Your training needs to keep up with constantly evolving business priorities and objectives. It won’t happen if you rely solely on an annual training needs analysis. There is an expiration date for courses, and information becomes outdated faster than a single person can keep up with. The SMEs who created your courses in the first place are the best resources you have to provide feedback on material and update it to maintain your training engagement.
Some knowledge is forever, but the past year or two proved beyond a shadow of a doubt that businesses need to be light on their feet and capable of updating courses to incorporate new processes, technologies, and paradigms.
The answer lies in collaboration and continuous feedback. When employees are able to provide comments, Reactions, and relevance scores on courses, they take on the role of editor and can make suggestions to improve your courses contextually and on demand. These Reactions and feedback can give authors suggestions, but they can also highlight what people don't know, leading you to expand the course or create new courses based on this insight about Learning Needs.
Learning cannot occur in a vacuum. Humans need and want a sense of connection and context. In fact, 80% of corporate learning is facilitated through “on-the-job interactions with peers, experts, and managers.” When employees learn collaboratively through interactions with each other, it helps fill in knowledge gaps and creates social interdependence. Employees feel responsible for team success, leading to higher accountability toward training.

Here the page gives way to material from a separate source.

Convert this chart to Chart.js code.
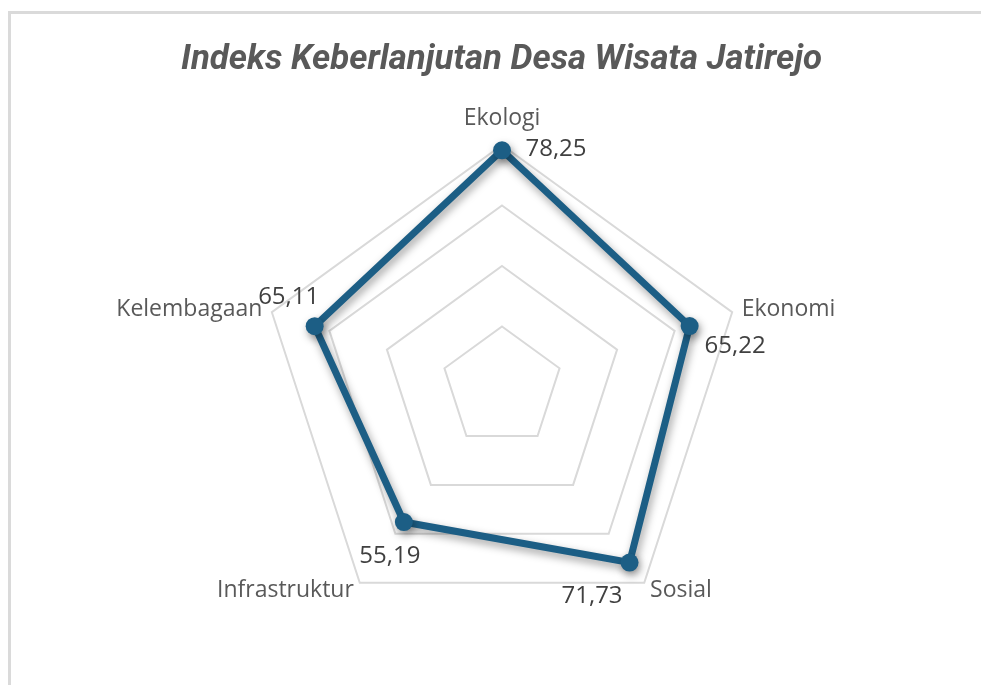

One of the barriers — Harvard Business Review goes as far as calling it a “silent killer” — to training engagement is the lack of social interaction and honest conversations about the usefulness of course material. Unlike most business solutions, however, this one does have a silver bullet: bringing learners front and center of the training experience with interactions built into the workflow.
Collaboration is easy to integrate into training when you lean on interactive features like discussion forums. Learners can ask questions, get answers, and refine their understanding on demand and in real time. If an employee wants to go further, they can mention and tag an in-house expert and ask them to weigh in, all in public view. This way, anyone who has the same question in the future can look up answers to their query, and if those answers have changed by then, they can request an update. Your training now runs like a well-oiled machine with constant upkeep made possible simply by letting learners take the lead.
One of the barriers to training engagement is the lack of social interaction and honest conversations about the usefulness of the course material.
Boreout is a real phenomenon with damaging effects that make motivation and productivity plunge into a vortex. Your training shouldn’t be a contributing factor. You can leverage your training with the help of a Collaborative Learning tool that makes training engagement a natural byproduct, not a forced business objective.